Thaksin says Myanmar ethnic army holds seven Thais
Thaksin says Myanmar ethnic army holds seven Thais
BANGKOK (Reuters): Thai Prime Minister Thaksin Shinawatra said
on Tuesday seven Thai officers missing along the Thai-Myanmar
border since Sunday had been detained by an ethnic minority army
allied to Myanmar's military government.
Thaksin told reporters the United Wa State Army (UWSA) was
holding the Thais, military and civilian anti-narcotics
officials, in Myanmar. All seven were safe, he said.
"I have been told that they were arrested by the Wa and the
Myanmar government has promised full cooperation," Thaksin said.
Seven Thai officials from the Office of the Narcotics Control
Board (ONCB) and the Ministry of Defense, including one female
Army colonel, went to Tachilek town in Myanmar on Sunday after
attending a drugs seminar in Chiang Mai, Thai officials said.
Tumnu Sirisingha, head of the ONCB's northern office, said the
Thai officers got permission from Myanmar police to enter
Tachilek to survey drugs problems in the town, opposite the
northern Thai border town of Mae Sai.
Tumnu told reporters the group might have been captured
because they were driving a suspicious-looking vehicle which had
heavily tinted windows and high powered radios.
"The Wa may have suspected them of spying or committing a
robbery, so they captured them," he said.
The UWSA is said by Thai authorities to be a major producer
and supplier to Thailand of methamphetamine tablets. Officials
say as many as 800 million of the Myanmar-made stimulant pills
could reach Thailand this year, from 500 million last year.
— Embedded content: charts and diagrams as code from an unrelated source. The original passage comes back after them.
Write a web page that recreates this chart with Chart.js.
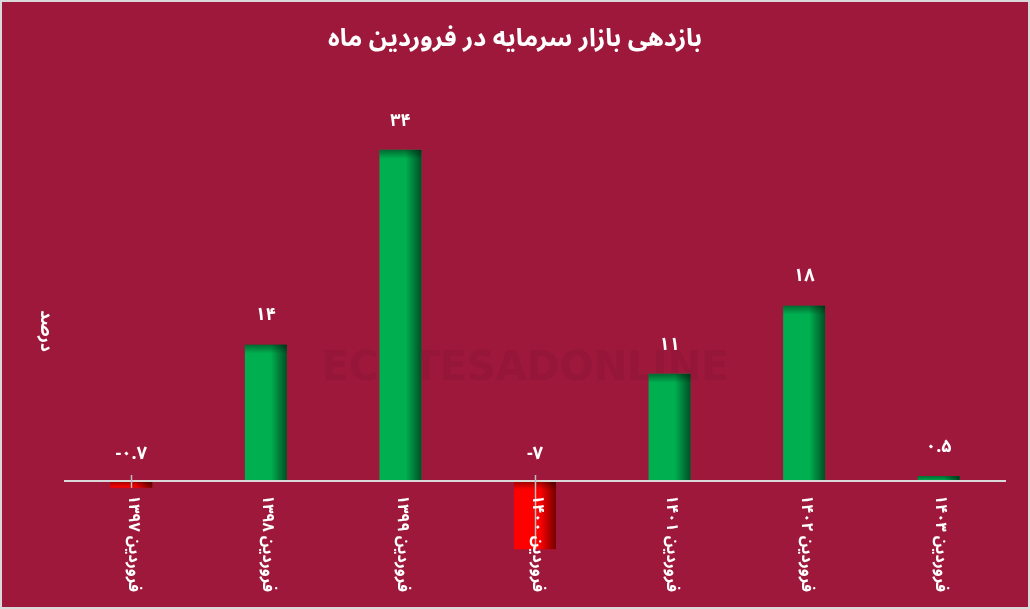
<!DOCTYPE html>
<html><head><meta charset="utf-8">
<script src="https://cdn.jsdelivr.net/npm/chart.js@4"></script>
<style>html,body{margin:0;padding:0;background:#9d183b;}canvas{display:block;}</style>
</head><body>
<canvas id="c" width="1030" height="609"></canvas>
<script>
const categories = ["فروردین ۱۳۹۷","فروردین ۱۳۹۸","فروردین ۱۳۹۹","فروردین ۱۴۰۰","فروردین ۱۴۰۱","فروردین ۱۴۰۲","فروردین ۱۴۰۳"];
const returns = [-0.7, 14, 34, -7, 11, 18, 0.5];
const titleText = "بازدهی بازار سرمایه در فروردین ماه";
const yTitle = "درصد";

const FONT = "'Noto Sans Arabic','DejaVu Sans',sans-serif";
const BG = "#9d183b";
const faDigits = s => String(s).replace(/[0-9]/g, d => "۰۱۲۳۴۵۶۷۸۹"[d]);

const custom = {
  id: 'custom',
  beforeDraw(chart) {
    const ctx = chart.ctx;
    ctx.save();
    ctx.fillStyle = BG;
    ctx.fillRect(0, 0, chart.width, chart.height);
    // faint watermark
    ctx.fillStyle = 'rgba(0,0,0,0.05)';
    ctx.font = "bold 40px 'DejaVu Sans',sans-serif";
    ctx.textAlign = 'center';
    ctx.textBaseline = 'middle';
    ctx.fillText('ECOTESADONLINE', 525, 370);
    // title
    ctx.fillStyle = '#ffffff';
    ctx.font = "bold 25px " + FONT;
    ctx.fillText(titleText, chart.width / 2, 42);
    ctx.restore();
  },
  afterDatasetsDraw(chart) {
    const ctx = chart.ctx;
    const meta = chart.getDatasetMeta(0);
    const y = chart.scales.y;
    const x = chart.scales.x;
    const zeroY = y.getPixelForValue(0);
    ctx.save();
    meta.data.forEach((bar, i) => {
      const p = bar.getProps(['x', 'y', 'base', 'width'], true);
      const left = p.x - p.width / 2, right = p.x + p.width / 2;
      const top = Math.min(p.y, p.base), bottom = Math.max(p.y, p.base);
      const h = bottom - top;
      const gx = ctx.createLinearGradient(left + p.width * 0.62, 0, right, 0);
      gx.addColorStop(0, 'rgba(0,0,0,0)');
      gx.addColorStop(1, 'rgba(0,0,0,0.55)');
      ctx.fillStyle = gx;
      ctx.fillRect(left + p.width * 0.62, top, p.width * 0.38, h);
      const band = Math.min(9, h);
      const gy = ctx.createLinearGradient(0, top, 0, top + band);
      gy.addColorStop(0, 'rgba(0,0,0,0.4)');
      gy.addColorStop(1, 'rgba(0,0,0,0)');
      ctx.fillStyle = gy;
      ctx.fillRect(left, top, p.width, band);
    });
    // zero line
    ctx.strokeStyle = '#d9d9d9';
    ctx.lineWidth = 2;
    ctx.beginPath();
    ctx.moveTo(chart.chartArea.left, zeroY);
    ctx.lineTo(chart.chartArea.right, zeroY);
    ctx.stroke();
    // tick marks on negative bars
    ctx.strokeStyle = '#bfbfbf';
    ctx.lineWidth = 1.5;
    meta.data.forEach((bar, i) => {
      if (returns[i] < 0) {
        const p = bar.getProps(['x', 'y'], true);
        ctx.beginPath();
        ctx.moveTo(Math.round(p.x) + 0.5, zeroY - 6);
        ctx.lineTo(Math.round(p.x) + 0.5, p.y);
        ctx.stroke();
      }
    });
    // value labels
    ctx.fillStyle = '#ffffff';
    ctx.font = "bold 18px " + FONT;
    ctx.textAlign = 'center';
    ctx.textBaseline = 'middle';
    meta.data.forEach((bar, i) => {
      const p = bar.getProps(['x', 'y'], true);
      const topY = Math.min(p.y, zeroY);
      ctx.fillText(faDigits(returns[i]), p.x, topY - (returns[i] < 0 ? 25 : 27));
    });
    // category labels rotated clockwise
    ctx.font = "bold 16px " + FONT;
    ctx.textAlign = 'left';
    ctx.textBaseline = 'middle';
    categories.forEach((c, i) => {
      const px = x.getPixelForTick(i);
      ctx.save();
      ctx.translate(px, zeroY + 14);
      ctx.rotate(Math.PI / 2);
      ctx.fillText(c, 0, 0);
      ctx.restore();
    });
    // y axis title rotated clockwise
    ctx.font = "bold 17px " + FONT;
    ctx.textAlign = 'center';
    ctx.save();
    ctx.translate(44, 331);
    ctx.rotate(Math.PI / 2);
    ctx.fillText(yTitle, 0, 0);
    ctx.restore();
    // border
    ctx.strokeStyle = '#d9d9d9';
    ctx.lineWidth = 2;
    ctx.strokeRect(1, 1, chart.width - 2, chart.height - 2);
    ctx.restore();
  }
};

new Chart(document.getElementById('c'), {
  type: 'bar',
  data: {
    labels: categories,
    datasets: [{
      data: returns,
      backgroundColor: returns.map(v => v < 0 ? '#ff0000' : '#00b050'),
      borderWidth: 0,
      categoryPercentage: 1,
      barPercentage: 0.312
    }]
  },
  options: {
    responsive: false,
    animation: false,
    devicePixelRatio: 1,
    layout: { padding: { left: 64, right: 24, top: 100, bottom: 9 } },
    plugins: {
      legend: { display: false },
      tooltip: { enabled: false },
      title: { display: false }
    },
    scales: {
      x: { display: false },
      y: { display: false, min: -12.22, max: 39.12 }
    }
  },
  plugins: [custom]
});
</script>
</body></html>
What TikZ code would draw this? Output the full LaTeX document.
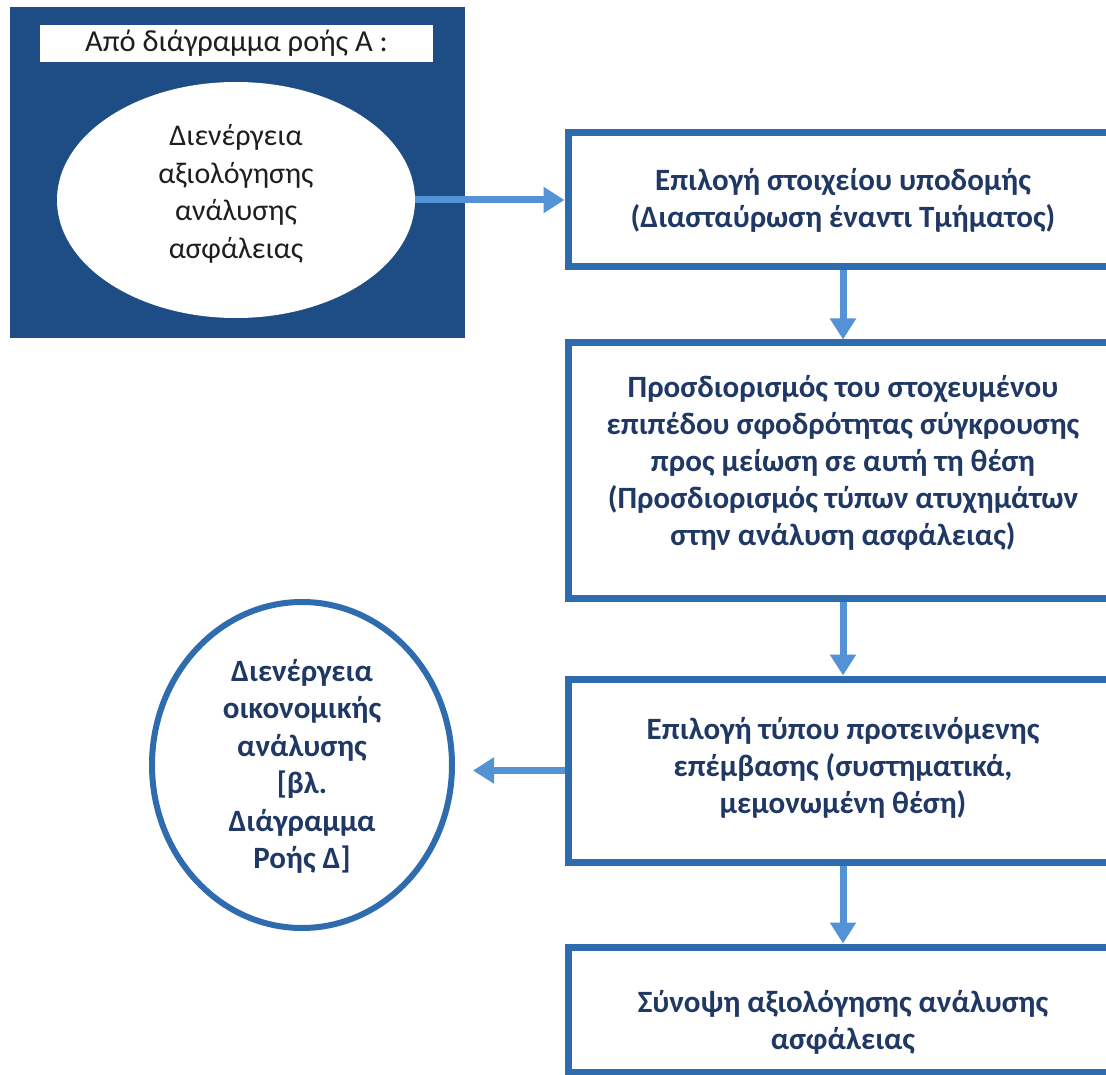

Thai officials say most of the tablets are manufactured in
makeshift laboratories in areas under the control of Myanmar
ethnic minority groups which, like the Wa, have signed peace
deals with the Yangon military government in return for relative
autonomy.
The region forms part of the notorious "Golden Triangle" --
where the Thai, Myanmar and Laotian borders meet -- and is
believed by international agencies to be one of the world's top
heroin-producing regions.
Thai narcotics experts say production of methamphetamines is
increasingly supplanting opium and heroin there as the main
threat.
Thaksin has said fighting drugs is one of his government's top
priorities.
Thai Foreign Ministry spokesman Norachit Sinhaseni said
Bangkok had asked Yangon through diplomatic channels for help in
finding the missing Thais.
Myanmar officials had said their local authorities had already
sent out search parties to find the group, he said.